Two Hong Kong booksellers released from mainland Chinese custody after going missing went straight back to China after returning home to ask police to drop their missing persons cases, a Hong Kong newspaper reported.
The two, Cheung Chi Ping and Lui Por,
were among five Hong Kong booksellers who disappeared over the past six
months and re-surfaced in mainland Chinese police custody.
The five were from Causeway Bay Books, a shop that specializes in gossipy political books about Chinese leaders.
Many
people in Hong Kong believe the booksellers, who have appeared in a
series of confessions and interviews on Chinese television, were
abducted by mainland agents.
Their cases have raised concern in Hong Kong that Chinese authorities are overriding a "one country, two systems" formula protecting Hong Kong's freedoms since its return to mainland China from British rule in 1997.
Cheung
and Lui were released on separate days last week and travelled to Hong
Kong to ask police to drop their cases. Hong Kong's South China Morning
Post newspaper, citing unidentified sources, said both then crossed back
into mainland China on the same days.
A spokeswoman for the Hong Kong police declined to comment.
Telephone
calls seeking comment from the Hong Kong and Macau Affairs Office, the
Chinese government agency that oversees issues regarding the two former
European outposts, went unanswered.
China has
denied wrongdoing. Chinese Foreign Ministry spokesman Hong Lei, asked
about the case at a daily news briefing in Beijing, said he did not have
a "grasp" of the situation and declined further comment.

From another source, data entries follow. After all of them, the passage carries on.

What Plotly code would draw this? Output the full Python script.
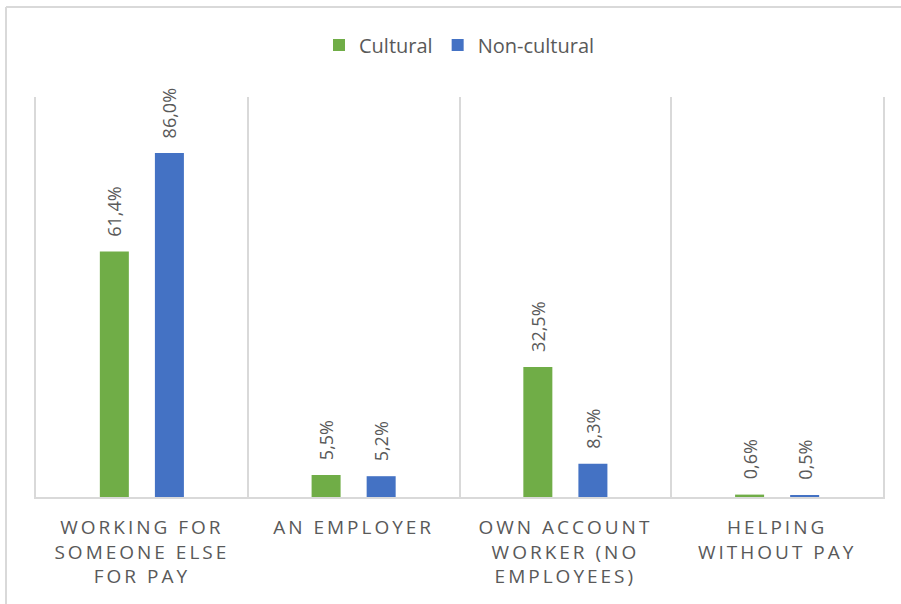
import plotly.graph_objects as go

# Employment status shares (%) by sector
categories = [
    "WORKING FOR<br>SOMEONE ELSE<br>FOR PAY",
    "AN EMPLOYER",
    "OWN ACCOUNT<br>WORKER (NO<br>EMPLOYEES)",
    "HELPING<br>WITHOUT PAY",
]
cultural = [61.4, 5.5, 32.5, 0.6]
non_cultural = [86.0, 5.2, 8.3, 0.5]

series_names = ["Cultural", "Non-cultural"]
series_colors = ["#70AD47", "#4472C4"]

TEXT = "#595959"
GRID = "#D9D9D9"
FONT = "Open Sans"


def pct(v):
    return f"{v:.1f}".replace(".", ",") + "%"


fig = go.Figure()
for name, vals, col in zip(series_names, [cultural, non_cultural], series_colors):
    fig.add_trace(go.Bar(
        x=categories, y=vals, name=name,
        marker=dict(color=col, line=dict(width=0)),
        hoverinfo="skip",
    ))

# rotated value labels above each bar
annotations = []
for vals, shift in zip([cultural, non_cultural], [-27.5, 27.5]):
    for cat, v in zip(categories, vals):
        annotations.append(dict(
            x=cat, y=v, xref="x", yref="y",
            text=pct(v), showarrow=False, textangle=-90,
            xanchor="center", yanchor="bottom",
            xshift=shift, yshift=13,
            font=dict(family=FONT, size=18, color=TEXT),
        ))

# chart frame (top and left edges)
L, R, T, B = 36, 18, 97, 107
W, H = 901, 604
pw, ph = W - L - R, H - T - B
fx = (6 - L) / pw
fy = (H - B - 7) / ph
shapes = [
    dict(type="line", xref="paper", yref="paper", x0=fx, x1=1.2, y0=fy, y1=fy,
         line=dict(color=GRID, width=2)),
    dict(type="line", xref="paper", yref="paper", x0=fx, x1=fx, y0=fy, y1=-0.5,
         line=dict(color=GRID, width=2)),
]

fig.update_layout(
    width=W, height=H,
    margin=dict(l=L, r=R, t=T, b=B),
    paper_bgcolor="white", plot_bgcolor="white",
    barmode="group", bargap=0.48, bargroupgap=0.473,
    font=dict(family=FONT, color=TEXT),
    legend=dict(
        orientation="h", x=0.5, xanchor="center", y=1.13, yanchor="middle",
        font=dict(family=FONT, size=20, color=TEXT),
        itemclick=False, itemdoubleclick=False,
    ),
    annotations=annotations,
    shapes=shapes,
    showlegend=True,
)
fig.update_xaxes(
    type="category", range=[-0.5, 3.5],
    tickson="boundaries", ticks="", showgrid=True, gridcolor=GRID, gridwidth=2,
    showline=True, linecolor=GRID, linewidth=2,
    tickangle=0, ticklabelstandoff=12,
    tickfont=dict(family=FONT, size=19, color=TEXT),
)
fig.update_yaxes(
    range=[0, 100], showgrid=False, zeroline=False, showticklabels=False,
    showline=True, mirror=True, linecolor=GRID, linewidth=2, ticks="",
)

spacing_js = """
var gd = document.getElementById('{plot_id}');
gd.querySelectorAll('.xtick text').forEach(function (t) {
    t.style.letterSpacing = '3px';
});
"""

fig.write_html("out.html", post_script=spacing_js, config={"displayModeBar": False})
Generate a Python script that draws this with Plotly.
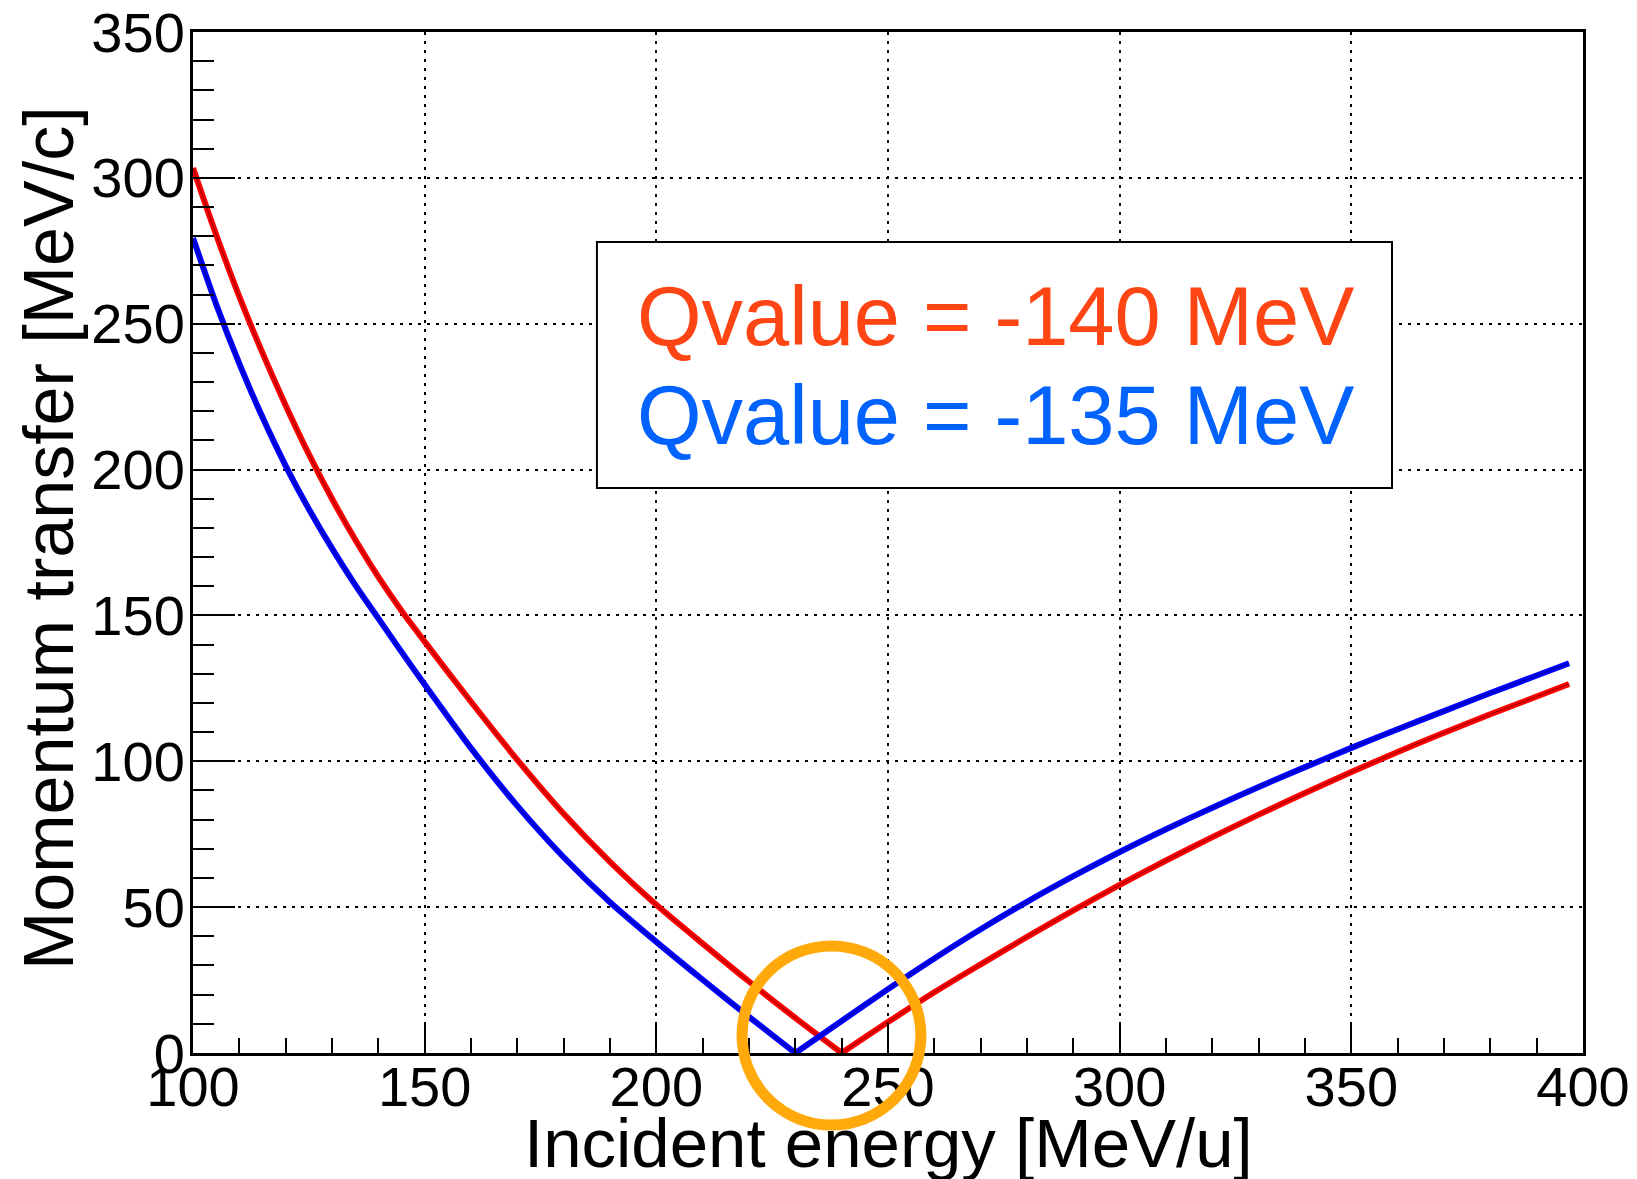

Lui did not answer his telephone and the other booksellers could not immediately be reached.
The
reported swift return of the two to mainland China after asking Hong
Kong police to drop their cases is likely to fuel speculation about
whether they are acting freely or not.
Mainland
Chinese police said in a statement last week that Cheung, Lui and
colleague Lam Wing Kee were being investigated but would be released on
bail.
It was not clear what would happen to their
two other colleagues, Gui Minhai, who is a Swedish national and went
missing while in Thailand, and Lee Bo, who is a British national and
went missing from Hong Kong.
The South China
Morning Post said Cheung had told immigration officers at the border
checkpoint that he was in a hurry. He declined to give police a formal
interview or to give an official statement, the newspaper said.
This
week, a series of at least 10 emails reviewed by Reuters showed that
Lee had expressed fears that Gui had been taken by Chinese agents for
"political reasons" before he, himself, went missing.